By investigating the microbiome of very preterm newborns, scientists discovered new biomarkers for brain development.
The gut microbiome is made up of thousands of different bacteria, fungi, viruses, and microorganisms. The community is reasonably constant in healthy people.
However, a growing body of evidence indicates that alterations to the microbiome can have an impact on human health, impairing the immune system, hormone pathways, cognitive functioning, and more.
Some scientists even refer to the gut system and its microbes as the body’s “second brain.”
To better understand the interplay between the body’s gut, immune system and brain, researchers analyzed the microbial communities of several extreme preterm infants.
Specifically, scientists looked at how changes in the gut microbiome of preterm infants influences brain development via the vagus nerve.
Their analysis — published Friday in the journal Cell Host & Microbe — revealed a link between brain injuries in preterm infants and unique patterns in their microbiomes and immune systems.
In fact, the patterns predicted the progression and severity of each brain injury.
“Crucially, such patterns often show up prior to changes in the brain,” study co-author David Berry said in a press release.
“This suggests a critical time window during which brain damage of extremely premature infants may be prevented from worsening or even avoided,” said Berry, a microbiologist at the University of Vienna in Austria.
Berry and his colleagues were successful in identifying biomarkers for early brain development.

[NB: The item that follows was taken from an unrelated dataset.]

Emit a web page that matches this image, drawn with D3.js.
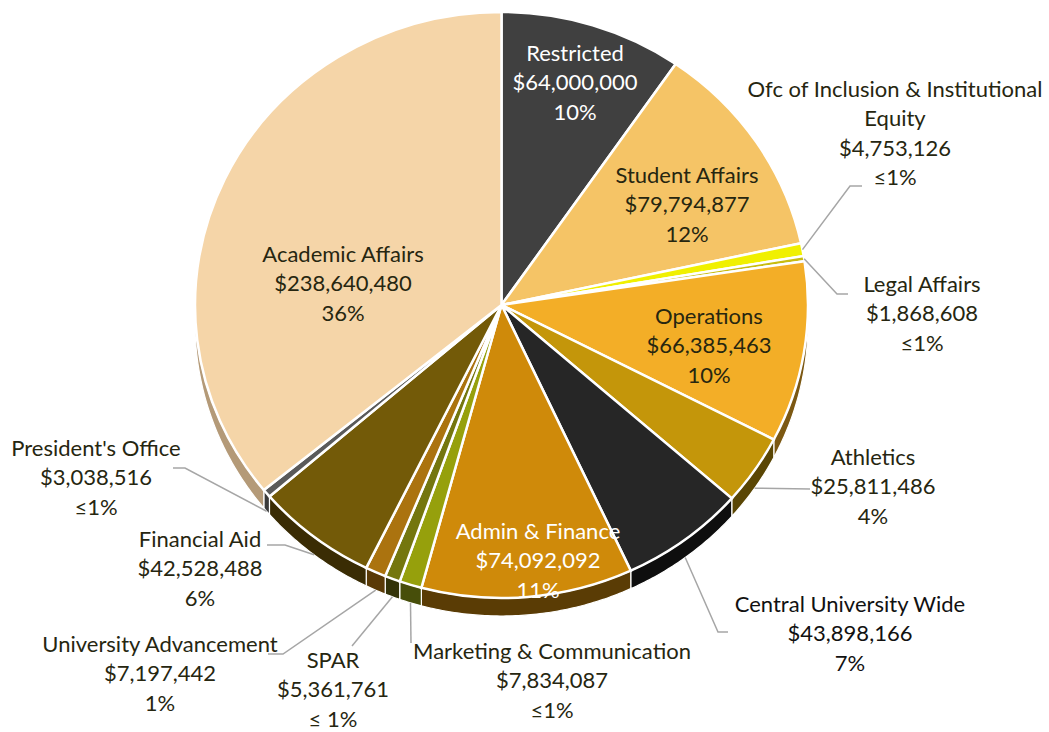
<!DOCTYPE html>
<html>
<head>
<meta charset="utf-8">
<script src="https://cdn.jsdelivr.net/npm/d3@7"></script>
<style>
  body { margin: 0; background: #fff; }
  text { font-family: Lato, 'Open Sans', sans-serif; font-size: 22px; }
</style>
</head>
<body>
<svg id="chart" width="1049" height="732"></svg>
<script>
// slices, clockwise from 12 o'clock
var names = ['Restricted', 'Student Affairs', 'Ofc of Inclusion & Institutional\nEquity', 'Legal Affairs',
  'Operations', 'Athletics', 'Central University Wide', 'Admin & Finance', 'Marketing & Communication',
  'SPAR', 'University Advancement', 'Financial Aid', "President's Office", 'Academic Affairs'];
var values = [64000000, 79794877, 4753126, 1868608, 66385463, 25811486, 43898166, 74092092,
  7834087, 5361761, 7197442, 42528488, 3038516, 238640480];
var pctLabels = ['10%', '12%', '≤1%', '≤1%', '10%', '4%', '7%', '11%', '≤1%', '≤ 1%', '1%', '6%', '≤1%', '36%'];

var topColors = ['#404040', '#f5c466', '#f0f000', '#c8bc10', '#f3ae27', '#c4960a', '#262626', '#cf8a0a',
  '#96a00c', '#74760e', '#ab730f', '#735a08', '#5a5a5a', '#f5d5a8'];
var sideColors = ['#222', '#8a6c30', '#8a8a00', '#6e680a', '#7c5812', '#5a4604', '#0e0e0e', '#5a3c05',
  '#474e0a', '#333308', '#5a3a06', '#3a2c04', '#3a3a3a', '#b49a78'];

// label layout: centre x, first line y, text colour, leader elbow + end (none = inside label)
var labelLayout = [
  { x: 575, y: 53, fill: '#fff' },
  { x: 687, y: 175, fill: '#262610' },
  { x: 895, y: 89, fill: '#262610', elbow: [850, 186], end: [862, 186] },
  { x: 922, y: 284, fill: '#262610', elbow: [837, 294], end: [848, 294] },
  { x: 709, y: 316, fill: '#262610' },
  { x: 873, y: 457, fill: '#262610', elbow: [810, 489], end: [810, 489] },
  { x: 850, y: 604, fill: '#111', elbow: [718, 632], end: [728, 632] },
  { x: 538, y: 531, fill: '#fff' },
  { x: 552, y: 651, fill: '#262610', elbow: [411, 643], end: [411, 643] },
  { x: 333, y: 660, fill: '#262610', elbow: [352, 646], end: [352, 646] },
  { x: 160, y: 644, fill: '#262610', elbow: [283, 654], end: [268, 654] },
  { x: 200, y: 539, fill: '#262610', elbow: [285, 545], end: [267, 545] },
  { x: 96, y: 448, fill: '#262610', elbow: [185, 468], end: [173, 468] },
  { x: 343, y: 254, fill: '#262610' }
];

var cx = 501.5, cy = 305, rx = 306.5, ry = 293, depth = 18, lineH = 29.5;

var fmt = d3.format('$,');
var data = names.map(function (n, i) { return { name: n, value: values[i], pct: pctLabels[i], i: i }; });

var pie = d3.pie().sort(null).value(function (d) { return d.value; })
  .startAngle(0).endAngle(2 * Math.PI);
var arcs = pie(data);

var svg = d3.select('#chart');

function pt(a, dy) {
  return [cx + rx * Math.sin(a), cy - ry * Math.cos(a) + (dy || 0)];
}

// side walls on the front half
var sideG = svg.append('g');
var line = d3.line();
arcs.forEach(function (d) {
  var a0 = Math.max(d.startAngle, Math.PI / 2), a1 = Math.min(d.endAngle, 3 * Math.PI / 2);
  if (a0 >= a1) return;
  var n = Math.max(2, Math.ceil((a1 - a0) / 0.01));
  var topPts = d3.range(n + 1).map(function (k) { return pt(a0 + (a1 - a0) * k / n); });
  var botPts = topPts.map(function (p) { return [p[0], p[1] + depth]; }).reverse();
  sideG.append('path')
    .attr('d', line(topPts.concat(botPts)) + 'Z')
    .attr('fill', sideColors[d.data.i])
    .attr('stroke', '#fff')
    .attr('stroke-width', 1.2);
});

// top faces
var arc = d3.arc().innerRadius(0).outerRadius(rx);
var topG = svg.append('g')
  .attr('transform', 'translate(' + cx + ',' + cy + ') scale(1,' + (ry / rx) + ')');
topG.selectAll('path')
  .data(arcs)
  .enter().append('path')
  .attr('d', arc)
  .attr('fill', function (d) { return topColors[d.data.i]; })
  .attr('stroke', '#fff')
  .attr('stroke-width', 2.5)
  .attr('vector-effect', 'non-scaling-stroke');

// leader lines
arcs.forEach(function (d) {
  var L = labelLayout[d.data.i];
  if (!L.elbow) return;
  var mid = (d.startAngle + d.endAngle) / 2;
  var front = mid > Math.PI / 2 && mid < 3 * Math.PI / 2;
  var s = pt(mid, front ? depth : 0);
  svg.append('path')
    .attr('d', line([s, L.elbow, L.end]))
    .attr('fill', 'none')
    .attr('stroke', '#a6a6a6')
    .attr('stroke-width', 1.5);
});

// labels
arcs.forEach(function (d) {
  var L = labelLayout[d.data.i];
  var lines = d.data.name.split('\n').concat([fmt(d.data.value), d.data.pct]);
  var t = svg.append('text')
    .attr('text-anchor', 'middle')
    .attr('fill', L.fill);
  lines.forEach(function (s, k) {
    t.append('tspan')
      .attr('x', L.x)
      .attr('y', L.y + k * lineH)
      .attr('dy', '0.35em')
      .text(s);
  });
});
</script>
</body>
</html>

These biomarkers can be used by doctors to identify when to administer various medicines.
The biomarkers were discovered after scientists sequenced the DNA from gut microbiota samples gathered from 60 premature infants, all of whom were born before 28 weeks gestation and weighed less than 2.2 pounds.
EEG recordings and MRI images of the infants’ brains were also investigated by the researchers.
Despite the fact that researchers have already identified a number of novel correlations between the gut microbiota and brain development, the study’s authors intend to continue investigating links between the gut microbiome and brain development as the preterm infants grow.
The latest paper, they said, is only a starting point.
“How the children’s motor and cognitive skills develop only becomes apparent over several years,” co-author Angelika Berger said in a press release.
“We aim to understand how this very early development of the gut-immune-brain axis plays out in the long term,” said Berger, a pediatric researcher at the Medical University of Vienna.